**TO BE DONE**
Your task is to print exactly the lines from the line that contains "Emit a LaTeX" through the line that contains "(eleven6) [right=of eleven5]", with pictures left out.

======== ENTRIES SUPPLIED ========

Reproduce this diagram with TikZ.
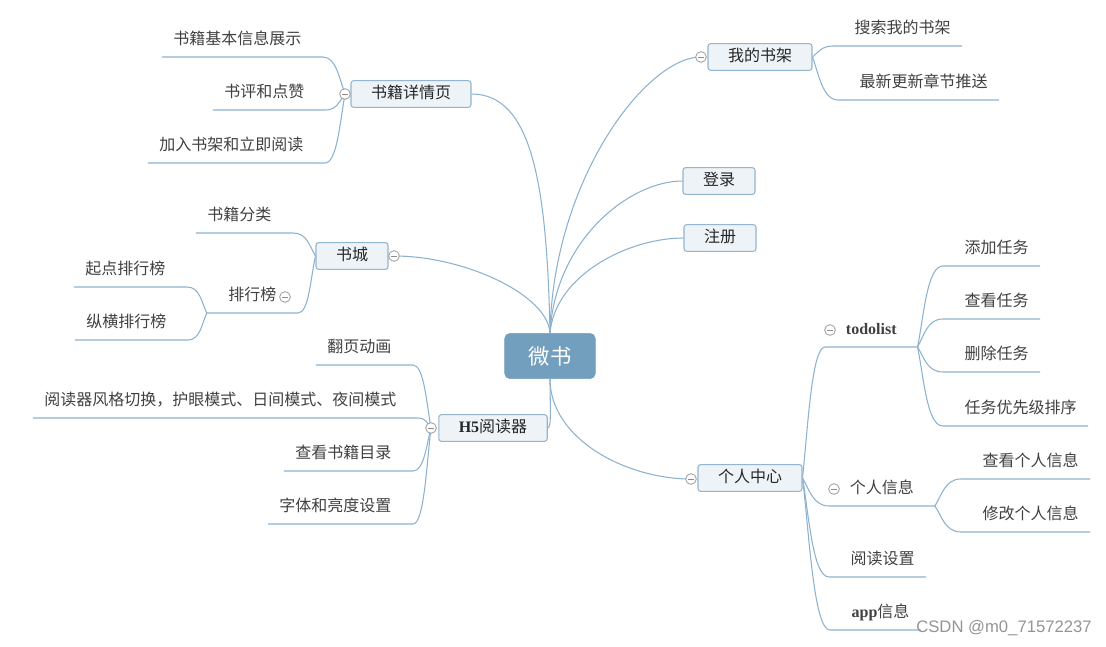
\documentclass[tikz,border=0pt]{standalone}
\usepackage{fontspec}
\setmainfont{Noto Sans CJK SC}
\newfontfamily\latfont{Liberation Serif}
\newfontfamily\wmfont{Liberation Sans}
\usepackage{tikz}
\usetikzlibrary{positioning, backgrounds}

\definecolor{linkblue}{HTML}{8DB2CF}
\definecolor{boxfill}{HTML}{EEF3F7}
\definecolor{boxline}{HTML}{93B6CF}
\definecolor{hubfill}{HTML}{739FBF}
\definecolor{leaftext}{HTML}{404040}

\begin{document}
\begin{tikzpicture}[
    x=0.75pt, y=-0.75pt,
    hub/.style={
        rectangle, rounded corners=4pt, fill=hubfill, draw=hubfill,
        minimum width=68pt, minimum height=34pt,
        text=white, font=\fontsize{16}{18}\selectfont
    },
    topic/.style={
        rectangle, rounded corners=2pt, fill=boxfill, draw=boxline,
        line width=0.8pt, minimum height=20pt,
        inner xsep=15pt, inner ysep=0pt,
        text height=9pt, text depth=2.5pt,
        text=black!85, font=\fontsize{12}{14}\selectfont
    },
    leaf/.style={
        inner xsep=0pt, inner ysep=7pt,
        text height=9pt, text depth=2pt,
        text=leaftext, font=\fontsize{12}{14}\selectfont
    },
    lleaf/.style={leaf, anchor=south east,
        execute at begin node={\hspace{8.5pt}},
        execute at end node={\hspace{16pt}}},
    rleaf/.style={leaf, anchor=south west,
        execute at begin node={\hspace{16pt}},
        execute at end node={\hspace{8.5pt}}},
    fold/.style={
        circle, draw=black!40, fill=white, line width=0.6pt,
        minimum size=8pt, inner sep=0pt,
        path picture={\draw[black!45, line width=0.6pt]
            ([xshift=1.6pt]path picture bounding box.west) --
            ([xshift=-1.6pt]path picture bounding box.east);}
    },
    link/.style={draw=linkblue, line width=0.8pt},
]
\useasboundingbox (0,0) rectangle (1106,646);

%% Centre
\node[hub] (wb) at (550,356) {微书};

%% Main topics
\node[topic] (xq) at (411,94) {书籍详情页};
\node[fold] (xqf) at (345,94) {};
\node[topic] (sj) at (760,57) {我的书架};
\node[fold] (sjf) at (701,57) {};
\node[topic] (dl) at (719,181) {登录};
\node[topic] (zc) at (720,238) {注册};
\node[topic] (sc) at (352,256) {书城};
\node[fold] (scf) at (394,256) {};
\node[topic] (h5) at (493,428) {{\latfont\bfseries H5}阅读器};
\node[fold] (h5f) at (431,428) {};
\node[topic] (gr) at (750,478) {个人中心};
\node[fold] (grf) at (691,479) {};

%% 书籍详情页
\node[lleaf] (xq1) at (323,57) {书籍基本信息展示};
\node[lleaf] (xq2) at (326,110) {书评和点赞};
\node[lleaf] (xq3) at (325,163) {加入书架和立即阅读};

%% 我的书架
\node[rleaf] (sj1) at (833,46) {搜索我的书架};
\node[rleaf] (sj2) at (838,100) {最新更新章节推送};

%% 书城
\node[lleaf] (sc1) at (293,233) {书籍分类};
\node[leaf, anchor=south east, minimum width=68pt] (ph) at (298,313) {排行榜};
\node[fold] (phf) at (285,297) {};
\node[lleaf] (ph1) at (187,287) {起点排行榜};
\node[lleaf] (ph2) at (188,340) {纵横排行榜};

%% H5阅读器
\node[lleaf] (rd1) at (413,365) {翻页动画};
\node[lleaf] (rd2) at (418,418) {阅读器风格切换，护眼模式、日间模式、夜间模式};
\node[lleaf] (rd3) at (413,471) {查看书籍目录};
\node[lleaf] (rd4) at (413,524) {字体和亮度设置};

%% 个人中心
\node[leaf, anchor=south west, minimum width=69pt] (td) at (825,347) {{\latfont\bfseries todolist}};
\node[fold] (tdf) at (830,330) {};
\node[rleaf] (td1) at (943,266) {添加任务};
\node[rleaf] (td2) at (943,319) {查看任务};
\node[rleaf] (td3) at (943,372) {删除任务};
\node[rleaf] (td4) at (943,426) {任务优先级排序};
\node[leaf, anchor=south west, minimum width=79pt] (xx) at (829,506) {个人信息};
\node[fold] (xxf) at (834,489) {};
\node[rleaf] (xx1) at (961,479) {查看个人信息};
\node[rleaf] (xx2) at (961,532) {修改个人信息};
\node[rleaf] (ydsz) at (829,577) {阅读设置};
\node[rleaf] (app) at (830,630) {{\latfont\bfseries app}信息};

%% Watermark
\node[font=\wmfont\fontsize{12.5}{15}\selectfont, text=black!42] (wm) at (1004,628) {CSDN @m0\_71572237};

\begin{scope}[on background layer]
%% centre -> topics
\draw[link] (xq.east) .. controls +(60,0) and +(-3,-150) .. (wb.north);
\draw[link] (sjf.center) .. controls +(-55,0) and +(3,-153) .. (wb.north);
\draw[link] (dl.west) .. controls +(-53,0) and +(5,-93) .. (wb.north);
\draw[link] (zc.west) .. controls +(-55,0) and +(5,-58) .. (wb.north);
\draw[link] (scf.center) .. controls +(71,0) and +(-2,-38) .. (wb.north);
\draw[link] (wb.south) .. controls +(0,25) and +(4,0) .. (h5.east);
\draw[link] (wb.south) .. controls +(0,60) and +(-65,0) .. (grf.center);

%% 书籍详情页
\draw[link] (xqf.center) .. controls +(-5.5,-15) and +(13,0) .. (xq1.south east) -- (xq1.south west);
\draw[link] (xqf.center) .. controls +(-5,6) and +(11,0) .. (xq2.south east) -- (xq2.south west);
\draw[link] (xqf.center) .. controls +(-5,28) and +(12,0) .. (xq3.south east) -- (xq3.south west);

%% 我的书架
\draw[link] (sj.east) .. controls +(5,-4) and +(-12,0) .. (sj1.south west) -- (sj1.south east);
\draw[link] (sj.east) .. controls +(6,17) and +(-15,0) .. (sj2.south west) -- (sj2.south east);

%% 书城
\draw[link] (sc.west) .. controls +(-6,-10) and +(14,0) .. (sc1.south east) -- (sc1.south west);
\draw[link] (sc.west) .. controls +(-5,22) and +(11,0) .. (ph.south east) -- (ph.south west);
\draw[link] (ph.south west) .. controls +(-5,-10) and +(13,0) .. (ph1.south east) -- (ph1.south west);
\draw[link] (ph.south west) .. controls +(-5,11) and +(12,0) .. (ph2.south east) -- (ph2.south west);

%% H5阅读器
\draw[link] (h5f.center) .. controls +(-4.5,-25) and +(11,0) .. (rd1.south east) -- (rd1.south west);
\draw[link] (h5f.center) .. controls +(-3,-4) and +(8,0) .. (rd2.south east) -- (rd2.south west);
\draw[link] (h5f.center) .. controls +(-4.5,17) and +(11,0) .. (rd3.south east) -- (rd3.south west);
\draw[link] (h5f.center) .. controls +(-4.5,38) and +(11,0) .. (rd4.south east) -- (rd4.south west);

%% 个人中心
\draw[link] (gr.east) .. controls +(5.5,-53) and +(-13,0) .. (td.south west) -- (td.south east);
\draw[link] (gr.east) .. controls +(6.5,11) and +(-16,0) .. (xx.south west) -- (xx.south east);
\draw[link] (gr.east) .. controls +(6.5,39) and +(-16,0) .. (ydsz.south west) -- (ydsz.south east);
\draw[link] (gr.east) .. controls +(7,60) and +(-16,0) .. (app.south west) -- (app.south east);

%% todolist
\draw[link] (td.south east) .. controls +(6.5,-32) and +(-16,0) .. (td1.south west) -- (td1.south east);
\draw[link] (td.south east) .. controls +(6.5,-11) and +(-16,0) .. (td2.south west) -- (td2.south east);
\draw[link] (td.south east) .. controls +(6.5,10) and +(-16,0) .. (td3.south west) -- (td3.south east);
\draw[link] (td.south east) .. controls +(6.5,32) and +(-16,0) .. (td4.south west) -- (td4.south east);

%% 个人信息
\draw[link] (xx.south east) .. controls +(7,-11) and +(-16,0) .. (xx1.south west) -- (xx1.south east);
\draw[link] (xx.south east) .. controls +(7,10) and +(-16,0) .. (xx2.south west) -- (xx2.south east);
\end{scope}

\end{tikzpicture}
\end{document}
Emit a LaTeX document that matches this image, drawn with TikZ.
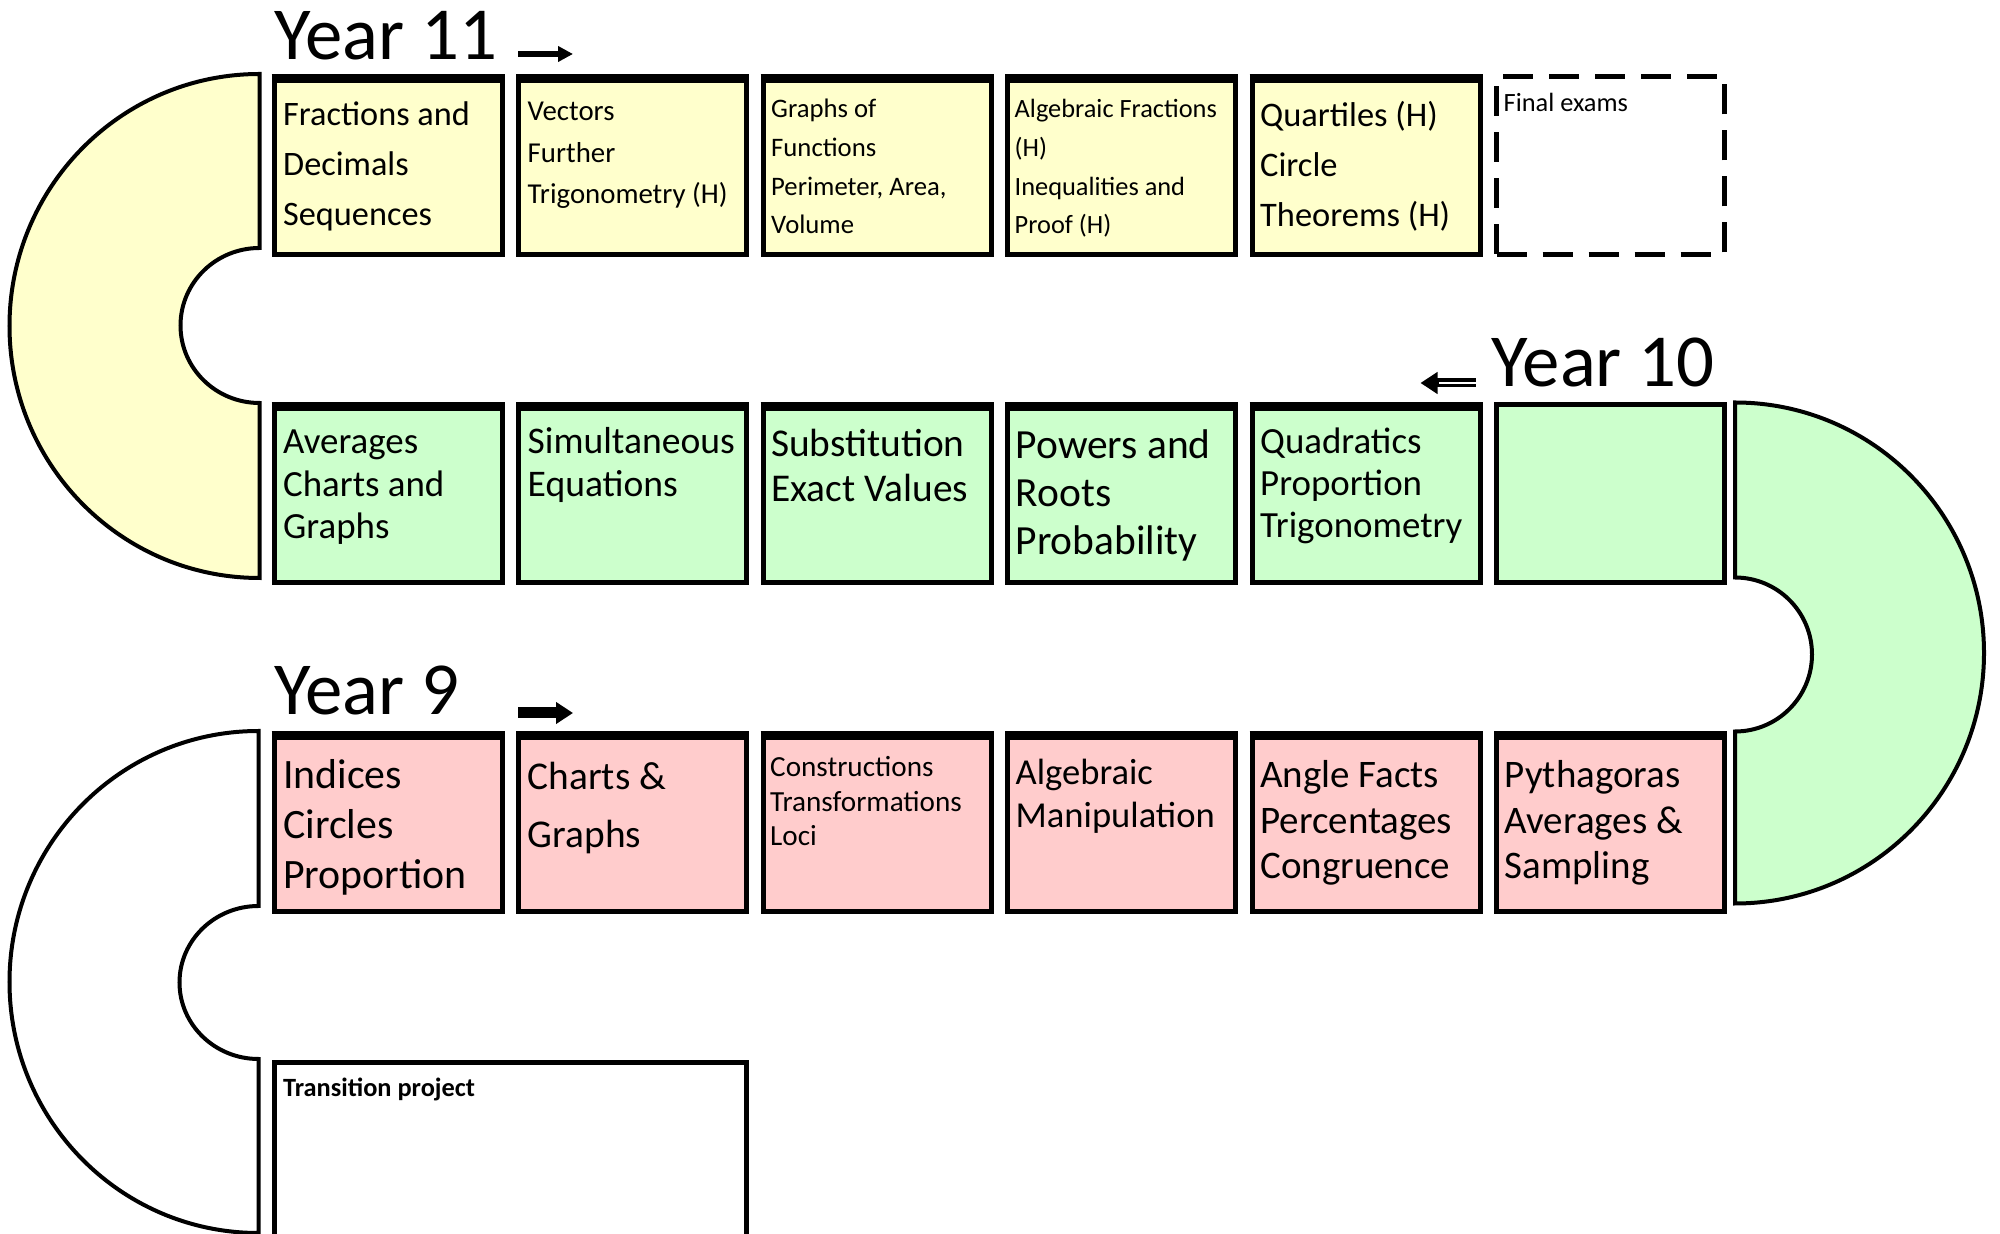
\documentclass[tikz,border=0pt]{standalone}
\usepackage{fontspec}
\setmainfont{Carlito}
\usetikzlibrary{arrows.meta,positioning}

\definecolor{elevenfill}{RGB}{255,255,204}
\definecolor{tenfill}{RGB}{204,255,204}
\definecolor{ninefill}{RGB}{255,204,204}
\newcommand{\fsz}[2]{\fontsize{#1}{#2}\selectfont}
\newcommand{\topics}[1]{\begin{tabular}[t]{@{}l@{}}#1\end{tabular}}

\begin{document}
\begin{tikzpicture}
  [x=1mm,y=1mm,node distance=32.85mm and 24.45mm,on grid,
   topic/.style={rectangle,draw,line width=0.5mm,minimum width=22.8mm,
                 minimum height=17.8mm,inner sep=0pt},
   heavy/.style={topic,append after command={([yshift=-0.45mm]\tikzlastnode.north west)
                 edge[line width=0.9mm] ([yshift=-0.45mm]\tikzlastnode.north east)}},
   eleven/.style={heavy,fill=elevenfill},
   ten/.style={heavy,fill=tenfill},
   nine/.style={heavy,fill=ninefill},
   exam/.style={topic,dash pattern=on 3mm off 1.6mm},
   words/.style={anchor=base west,inner sep=0pt},
   year/.style={anchor=base west,inner sep=0pt,font=\fsz{21.3}{25}},
   uturn/.style={draw,line width=0.4mm},
   way/.style={line width=#1,-{Triangle[length=1.7mm,width=2.1mm]}},
   stripe/.style={postaction={draw=white,line width=0.12mm,arrows=-,shorten >=1.8mm}}]

  \useasboundingbox (0,0) rectangle (200,-123.4);

  % Year 11
  \node[eleven] (eleven1) at (38.8,-16.55) {};
  \node[eleven] (eleven2) [right=of eleven1] {};
  \node[eleven] (eleven3) [right=of eleven2] {};
  \node[eleven] (eleven4) [right=of eleven3] {};
  \node[eleven] (eleven5) [right=of eleven4] {};
  \node[exam]   (eleven6) [right=of eleven5] {};

  % Year 10
  \node[ten] (ten1) [below=of eleven1] {};
  \node[ten] (ten2) [below=of eleven2] {};
  \node[ten] (ten3) [below=of eleven3] {};
  \node[ten] (ten4) [below=of eleven4] {};
  \node[ten] (ten5) [below=of eleven5] {};
  \node[topic,fill=tenfill] (ten6) [below=of eleven6] {};

  % Year 9
  \node[nine] (nine1) [below=of ten1] {};
  \node[nine] (nine2) [below=of ten2] {};
  \node[nine] (nine3) [below=of ten3] {};
  \node[nine] (nine4) [below=of ten4] {};
  \node[nine] (nine5) [below=of ten5] {};
  \node[nine] (nine6) [below=of ten6] {};
  \node[topic,minimum width=47.25mm] (project) [below=of nine1,xshift=12.225mm] {};

  % the turns
  \draw[uturn,fill=elevenfill] ([xshift=-1.2mm]eleven1.north west)
    arc[start angle=90,end angle=270,x radius=25,y radius=25.2] -- ++(0,17.5)
    arc[start angle=270,end angle=90,x radius=7.9,y radius=7.75] -- cycle;
  \draw[uturn,fill=tenfill] ([xshift=0.8mm]ten6.north east)
    arc[start angle=90,end angle=-90,x radius=24.9,y radius=25.05] -- ++(0,17.2)
    arc[start angle=-90,end angle=90,x radius=7.7,y radius=7.7] -- cycle;
  \draw[uturn] ([xshift=-1.3mm]nine1.north west)
    arc[start angle=90,end angle=270,x radius=24.9,y radius=25.1] -- ++(0,17.4)
    arc[start angle=270,end angle=90,x radius=7.9,y radius=7.65] -- cycle;

  % topics
  \node[words,font=\fsz{9.75}{14.2}] (eleven1t) at ([shift={(1.1,-5.2)}]eleven1.north west)
    {\topics{Fractions and\\Decimals\\Sequences}};
  \node[words,font=\fsz{8.2}{11.7}] (eleven2t) at ([shift={(1.1,-4.7)}]eleven2.north west)
    {\topics{Vectors\\Further\\Trigonometry (H)}};
  \node[words,font=\fsz{7.6}{11}] (eleven3t) at ([shift={(1.0,-4.4)}]eleven3.north west)
    {\topics{Graphs of\\Functions\\Perimeter, Area,\\Volume}};
  \node[words,font=\fsz{7.5}{11}] (eleven4t) at ([shift={(0.9,-4.4)}]eleven4.north west)
    {\topics{Algebraic Fractions\\(H)\\Inequalities and\\Proof (H)}};
  \node[words,font=\fsz{9.8}{14.2}] (eleven5t) at ([shift={(1.0,-5.3)}]eleven5.north west)
    {\topics{Quartiles (H)\\Circle\\Theorems (H)}};
  \node[words,font=\fsz{7.5}{9}] (eleven6t) at ([shift={(0.9,-3.8)}]eleven6.north west)
    {Final exams};

  \node[words,font=\fsz{10.5}{12.1}] (ten1t) at ([shift={(1.1,-5.1)}]ten1.north west)
    {\topics{Averages\\Charts and\\Graphs}};
  \node[words,font=\fsz{10.7}{12.1}] (ten2t) at ([shift={(1.1,-5.1)}]ten2.north west)
    {\topics{Simultaneous\\Equations}};
  \node[words,font=\fsz{11.2}{12.8}] (ten3t) at ([shift={(1.0,-5.4)}]ten3.north west)
    {\topics{Substitution\\Exact Values}};
  \node[words,font=\fsz{11.8}{13.7}] (ten4t) at ([shift={(1.0,-5.6)}]ten4.north west)
    {\topics{Powers and\\Roots\\Probability}};
  \node[words,font=\fsz{10.5}{12}] (ten5t) at ([shift={(1.0,-5.1)}]ten5.north west)
    {\topics{Quadratics\\Proportion\\Trigonometry}};

  \node[words,font=\fsz{11.9}{14.1}] (nine1t) at ([shift={(1.1,-5.8)}]nine1.north west)
    {\topics{Indices\\Circles\\Proportion}};
  \node[words,font=\fsz{11.2}{16.5}] (nine2t) at ([shift={(1.1,-5.9)}]nine2.north west)
    {\topics{Charts \&\\Graphs}};
  \node[words,font=\fsz{8.3}{9.7}] (nine3t) at ([shift={(0.9,-4.6)}]nine3.north west)
    {\topics{Constructions\\Transformations\\Loci}};
  \node[words,font=\fsz{10.4}{12.2}] (nine4t) at ([shift={(1.0,-5.4)}]nine4.north west)
    {\topics{Algebraic\\Manipulation}};
  \node[words,font=\fsz{11.1}{12.9}] (nine5t) at ([shift={(1.0,-5.7)}]nine5.north west)
    {\topics{Angle Facts\\Percentages\\Congruence}};
  \node[words,font=\fsz{11.1}{12.9}] (nine6t) at ([shift={(1.0,-5.7)}]nine6.north west)
    {\topics{Pythagoras\\Averages \&\\Sampling}};
  \node[words,font=\fsz{7.5}{9}\bfseries] (projectt) at ([shift={(1.1,-3.7)}]project.north west)
    {Transition project};

  % years and directions
  \node[year] (y11) at ([shift={(0.2,1.4)}]eleven1.north west) {Year 11};
  \node[year] (y10) at ([shift={(-0.3,1.6)}]ten6.north west) {Year 10};
  \node[year] (y9)  at ([shift={(0.2,1.6)}]nine1.north west) {Year 9};

  \draw[way=0.6mm,-{Triangle[length=1.5mm,width=1.5mm]}]
    ([shift={(0.2,2.0)}]eleven2.north west) -- ++(5.5,0);
  \draw[way=0.9mm,stripe] ([shift={(-0.7,1.95)}]ten5.north east) -- ++(-5.5,0);
  \draw[way=1.1mm] ([shift={(0.2,1.8)}]nine2.north west) -- ++(5.5,0);

\end{tikzpicture}
\end{document}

========

**WRITTEN ANSWER**
Emit a LaTeX document that matches this image, drawn with TikZ.
\documentclass[tikz,border=0pt]{standalone}
\usepackage{fontspec}
\setmainfont{Carlito}
\usetikzlibrary{arrows.meta,positioning}

\definecolor{elevenfill}{RGB}{255,255,204}
\definecolor{tenfill}{RGB}{204,255,204}
\definecolor{ninefill}{RGB}{255,204,204}
\newcommand{\fsz}[2]{\fontsize{#1}{#2}\selectfont}
\newcommand{\topics}[1]{\begin{tabular}[t]{@{}l@{}}#1\end{tabular}}

\begin{document}
\begin{tikzpicture}
  [x=1mm,y=1mm,node distance=32.85mm and 24.45mm,on grid,
   topic/.style={rectangle,draw,line width=0.5mm,minimum width=22.8mm,
                 minimum height=17.8mm,inner sep=0pt},
   heavy/.style={topic,append after command={([yshift=-0.45mm]\tikzlastnode.north west)
                 edge[line width=0.9mm] ([yshift=-0.45mm]\tikzlastnode.north east)}},
   eleven/.style={heavy,fill=elevenfill},
   ten/.style={heavy,fill=tenfill},
   nine/.style={heavy,fill=ninefill},
   exam/.style={topic,dash pattern=on 3mm off 1.6mm},
   words/.style={anchor=base west,inner sep=0pt},
   year/.style={anchor=base west,inner sep=0pt,font=\fsz{21.3}{25}},
   uturn/.style={draw,line width=0.4mm},
   way/.style={line width=#1,-{Triangle[length=1.7mm,width=2.1mm]}},
   stripe/.style={postaction={draw=white,line width=0.12mm,arrows=-,shorten >=1.8mm}}]

  \useasboundingbox (0,0) rectangle (200,-123.4);

  % Year 11
  \node[eleven] (eleven1) at (38.8,-16.55) {};
  \node[eleven] (eleven2) [right=of eleven1] {};
  \node[eleven] (eleven3) [right=of eleven2] {};
  \node[eleven] (eleven4) [right=of eleven3] {};
  \node[eleven] (eleven5) [right=of eleven4] {};
  \node[exam]   (eleven6) [right=of eleven5] {};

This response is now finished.